I wrote a blog in November 2020 about the demise of the tank. I said that about every five years a story surfaces that predicts the demise of the tank as an offensive weapon. These stories are usually linked to the arrival of a new weapons system that the manufacturer claims will make the tank so vulnerable that it has no future. Over a hundred years after the tank first appeared in the Somme during World War I, it is still going strong and is still an integral part of most major land battles. However, Russia’s invasion of Ukraine has added another element to this story. The power of the people armed with anti-tank weapons.
I watched a video the other evening, taken from a drone, that showed a column of tanks driving down a road towards Kyiv. Suddenly, the lead tank and the rear tank were taken out by shoulder-mounted anti-tank weapons – the classic attack pattern for destroying tank convoys if they are dumb enough to travel “line-ahead” down a straight road. Sorry, if their commanders are dumb enough to use this type of formation in enemy territory.
I understand from the news that the U.K. has supplied 10,000, or more, shoulder-mounted anti-tank weapons to the Ukrainian Army. The army, in turn, has deployed them in ambush situations, often using rapidly-trained civilians. Simplistically, it only requires the operator to point the shoulder-mounted tube and pull the trigger. One person carrying a weapon that costs $30,000 (An Nlaws light-weight anti-tank weapons system), can destroy a tank that costs $4 million (Current price of a Russian T-14 tank), together with its entire crew. Callously, its a pretty good return on investment, and a major nail in the coffin of the demise of tanks.
The comprehensive conquest of land masses has always required “boots on the ground”, and “boots on the ground” have always been more effective if they are supported by tanks. However, the Russian campaign in the Ukraine has called this long-time military philosophy into question. It may be that the demise of the tank is closer than we think.
The main impact of the first tank in the Somme a century ago, was intimidation. They were notoriously unreliable, and had a top speed that barely caused the accompanying troops to break into a trot, but they frightened the enemy to death. Russian tanks lining their borders with Finland, Poland, Latvia, Lithuania and Estonia continue to intimidate but, as one Lithuanian general recently put it in describing the Russian Air force, “We always thought we were faced with a superior force, we’re not”.

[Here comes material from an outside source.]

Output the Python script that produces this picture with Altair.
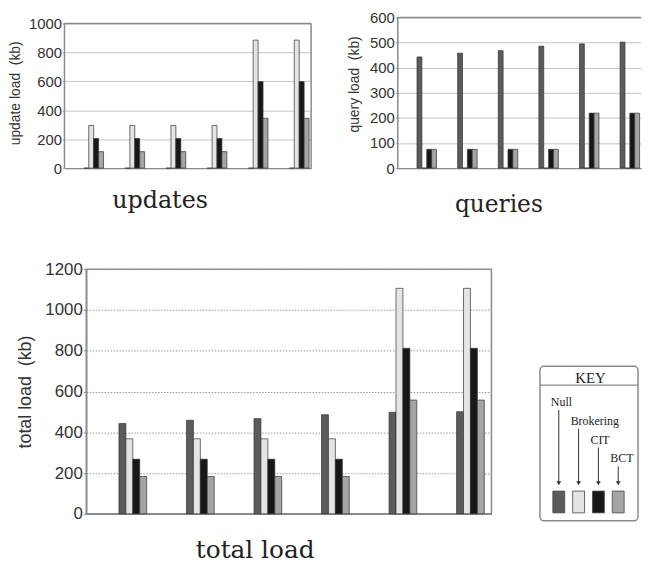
import altair as alt
import pandas as pd

# ---------------- data ----------------
series = ["Null", "Brokering", "CIT", "BCT"]
series_colors = ["#5b5b5b", "#e4e4e4", "#171717", "#a5a5a5"]
configs = ["c1", "c2", "c3", "c4", "c5", "c6"]

update_null = [0, 0, 0, 0, 0, 0]
update_brokering = [295, 295, 295, 295, 885, 885]
update_cit = [205, 205, 205, 205, 598, 598]
update_bct = [114, 114, 114, 114, 345, 345]

query_null = [443, 458, 468, 486, 495, 502]
query_brokering = [0, 0, 0, 0, 0, 0]
query_cit = [75, 75, 75, 75, 219, 219]
query_bct = [75, 75, 75, 75, 219, 219]

total_null = [443, 459, 467, 486, 498, 501]
total_brokering = [368, 368, 368, 368, 1106, 1106]
total_cit = [268, 268, 268, 268, 812, 812]
total_bct = [183, 183, 183, 183, 558, 558]

update_ticks = [0, 200, 400, 600, 800, 1000]
query_ticks = [0, 100, 200, 300, 400, 500, 600]
total_ticks = [0, 200, 400, 600, 800, 1000, 1200]

SANS = "Liberation Sans"
SERIF = "DejaVu Serif"
KEYFONT = "Liberation Serif"
TEXT = "#333333"
GRAY = "#8a8a8a"
NO_STROKE = alt.ViewBackground(stroke="transparent", strokeWidth=0)


def long_df(cols):
    rows = []
    for si, (s, vals) in enumerate(zip(series, cols)):
        for gi, (c, v) in enumerate(zip(configs, vals)):
            rows.append({"config": c, "gi": gi, "series": s, "si": si, "value": v})
    return pd.DataFrame(rows)


upd_df = long_df([update_null, update_brokering, update_cit, update_bct])
qry_df = long_df([query_null, query_brokering, query_cit, query_bct])
tot_df = long_df([total_null, total_brokering, total_cit, total_bct])

color_scale = alt.Scale(domain=series, range=series_colors)


def bars(df, ydom, ticks, ytitle, xtitle, lead, barw,
         label_size, ytitle_size, ytitle_pad, xtitle_size, xtitle_x, xtitle_y,
         grid_color, tick_size, grid_dash=None, ydomain_line=True, ytitle_y=None):
    # lead / barw are fractions of one configuration slot
    yax = dict(values=ticks, format="d", labelOverlap=False, title=ytitle,
               labelFont=SANS, labelFontSize=label_size,
               labelColor=TEXT, labelPadding=1, tickSize=tick_size, tickColor=GRAY,
               domain=ydomain_line, domainColor=GRAY, domainWidth=1.5,
               grid=True, gridColor=grid_color, gridWidth=1,
               titleFont=SANS, titleFontSize=ytitle_size, titleFontWeight="normal",
               titleColor=TEXT, titlePadding=ytitle_pad)
    if grid_dash is not None:
        yax["gridDash"] = grid_dash
    if ytitle_y is not None:
        yax["titleY"] = ytitle_y
    return alt.Chart(df).transform_calculate(
        x0=f"datum.gi + {lead} + datum.si * {barw}",
        x1=f"datum.gi + {lead} + (datum.si + 1) * {barw}",
        base="0",
    ).mark_rect(stroke="#333333", strokeWidth=0.7).encode(
        x=alt.X("x0:Q", scale=alt.Scale(domain=[0, len(configs)], nice=False, zero=False,
                                         padding=0),
                axis=alt.Axis(labels=False, ticks=False, grid=False, domain=True,
                              domainColor=GRAY, domainWidth=1.5, title=xtitle,
                              titleFont=SERIF, titleFontSize=xtitle_size,
                              titleFontWeight="normal", titleColor="#222222",
                              titleX=xtitle_x, titleY=xtitle_y,
                              titleAlign="center", titleBaseline="alphabetic")),
        x2="x1:Q",
        y=alt.Y("value:Q", scale=alt.Scale(domain=[0, ydom], nice=False, padding=0),
                axis=alt.Axis(**yax)),
        y2="base:Q",
        color=alt.Color("series:N", scale=color_scale, legend=None),
    )


# ---------------- updates ----------------
UW, UH = 249, 152
upd_bars = bars(upd_df, 1041, update_ticks, "update load\u00a0\u00a0(kb)", "updates",
                0.47, 0.12, 15, 14, 6, 24, 96, 40, "#c4c4c4", 2, ydomain_line=False)
frame_df = pd.DataFrame({"lo": [0], "hi": [1000]})
upd_top = alt.Chart(frame_df).mark_rule(color=GRAY, strokeWidth=1.5).encode(
    y=alt.Y("hi:Q", axis=None))
upd_right = alt.Chart(frame_df).mark_rule(color=GRAY, strokeWidth=1.5).encode(
    x=alt.value(UW), y=alt.Y("lo:Q", axis=None), y2="hi:Q")
upd_left = alt.Chart(frame_df).mark_rule(color=GRAY, strokeWidth=1.5).encode(
    x=alt.value(0), y=alt.Y("lo:Q", axis=None), y2="hi:Q")
updates = alt.layer(upd_bars, upd_top, upd_right, upd_left).resolve_axis(
    y="independent").properties(width=UW, height=UH, view=NO_STROKE)

# ---------------- queries ----------------
QW, QH = 246, 152
qry_bars = bars(qry_df, 600, query_ticks, "query load\u00a0\u00a0(kb)", "queries",
                0.485, 0.12, 15, 14, 8, 23.5, 102, 44, "#c4c4c4", 2, ytitle_y=67)
qframe_df = pd.DataFrame({"hi": [600]})
qry_top = alt.Chart(qframe_df).mark_rule(color=GRAY, strokeWidth=1.5).encode(
    y=alt.Y("hi:Q", axis=None))
queries = alt.layer(qry_bars, qry_top).resolve_axis(y="independent").properties(
    width=QW, height=QH, view=NO_STROKE)

# ---------------- total ----------------
TW, TH = 409, 247
total = bars(tot_df, 1200, total_ticks, "total load\u00a0\u00a0(kb)", "total load",
             0.484, 0.1027, 17, 18, 10, 25, 170, 44, "#9a9a9a", 3,
             grid_dash=[1.5, 1.5]).properties(
    width=TW, height=TH,
    view=alt.ViewBackground(stroke=GRAY, strokeWidth=1.5, strokeOpacity=1))

# ---------------- key ----------------
KOFF = 28
KW, KH = 100 + KOFF, 256
kx = alt.Scale(domain=[0, KW], nice=False, zero=False)
ky = alt.Scale(domain=[0, KH], nice=False, zero=False, reverse=True)

key_df = pd.DataFrame({"series": series, "i": list(range(len(series)))})
key_df["cx"] = KOFF + 19 + 20 * key_df["i"]
key_df["lx"] = key_df["cx"] - 8
key_df["ly"] = 134 + 19 * key_df["i"]
key_df["a0"] = key_df["ly"] + 8
key_df["a1"] = 216
key_df["sx0"] = key_df["cx"] - 6
key_df["sx1"] = key_df["cx"] + 6
key_df["sy0"] = 224
key_df["sy1"] = 246

box_df = pd.DataFrame({"x": [KOFF], "x2": [KOFF + 99], "y": [98], "y2": [254],
                       "hy": [117], "tx": [KOFF + 51], "ty": [110], "t": ["KEY"]})

key_box = alt.Chart(box_df).mark_rect(fill="white", stroke=GRAY, strokeWidth=1.5,
                                      cornerRadius=4).encode(
    x=alt.X("x:Q", scale=kx, axis=None), x2="x2:Q",
    y=alt.Y("y:Q", scale=ky, axis=None), y2="y2:Q")
key_div = alt.Chart(box_df).mark_rule(color=GRAY, strokeWidth=1.2).encode(
    x=alt.X("x:Q", axis=None), x2="x2:Q", y=alt.Y("hy:Q", axis=None))
key_head = alt.Chart(box_df).mark_text(font=KEYFONT, fontSize=15, color="#222222",
                                       baseline="middle").encode(
    x=alt.X("tx:Q", axis=None), y=alt.Y("ty:Q", axis=None), text="t:N")
key_labels = alt.Chart(key_df).mark_text(font=KEYFONT, fontSize=12, color="#222222",
                                         align="left", baseline="middle").encode(
    x=alt.X("lx:Q", axis=None), y=alt.Y("ly:Q", axis=None), text="series:N")
key_arrows = alt.Chart(key_df).mark_rule(color="#333333", strokeWidth=1).encode(
    x=alt.X("cx:Q", axis=None), y=alt.Y("a0:Q", axis=None), y2="a1:Q")
key_heads = alt.Chart(key_df).mark_point(shape="triangle-down", filled=True,
                                         size=22, color="#333333", opacity=1).encode(
    x=alt.X("cx:Q", axis=None), y=alt.Y("a1:Q", axis=None))
key_sw = alt.Chart(key_df).mark_rect(stroke="#444444", strokeWidth=0.8).encode(
    x=alt.X("sx0:Q", axis=None), x2="sx1:Q", y=alt.Y("sy0:Q", axis=None), y2="sy1:Q",
    color=alt.Color("series:N", scale=color_scale, legend=None))
key = alt.layer(key_box, key_div, key_head, key_labels, key_arrows, key_heads,
                key_sw).properties(width=KW, height=KH, view=NO_STROKE)

# tiny invisible spacer that shifts the bottom row to the right
spacer = alt.Chart(pd.DataFrame({"s": [0]})).mark_point(opacity=0).encode(
    x=alt.value(0), y=alt.value(0)).properties(width=1, height=1, view=NO_STROKE)

# ---------------- layout ----------------
top = alt.hconcat(updates, queries, spacing=87, bounds="flush")
bottom = alt.hconcat(spacer, total, key, spacing=21, bounds="flush")
chart = alt.vconcat(top, bottom, spacing=43).properties(
    padding=0
).configure(background="white")

chart.save("out.html", embed_options={"renderer": "svg", "actions": False})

Citizen-armed Nlaws systems have put the entire concept of tank intimidation on notice of possible irrelevance. Tanks are still intimidating, and the demise of the tank is certainly not guaranteed, but they can now be dealt with far easier than anyone could have thought, especially Russian military commanders.
The tank lives, and will probably continue to do so. The current speculation, and the experience of the Russian invasion of Ukraine, on the demise of the tank is not necessarily valid.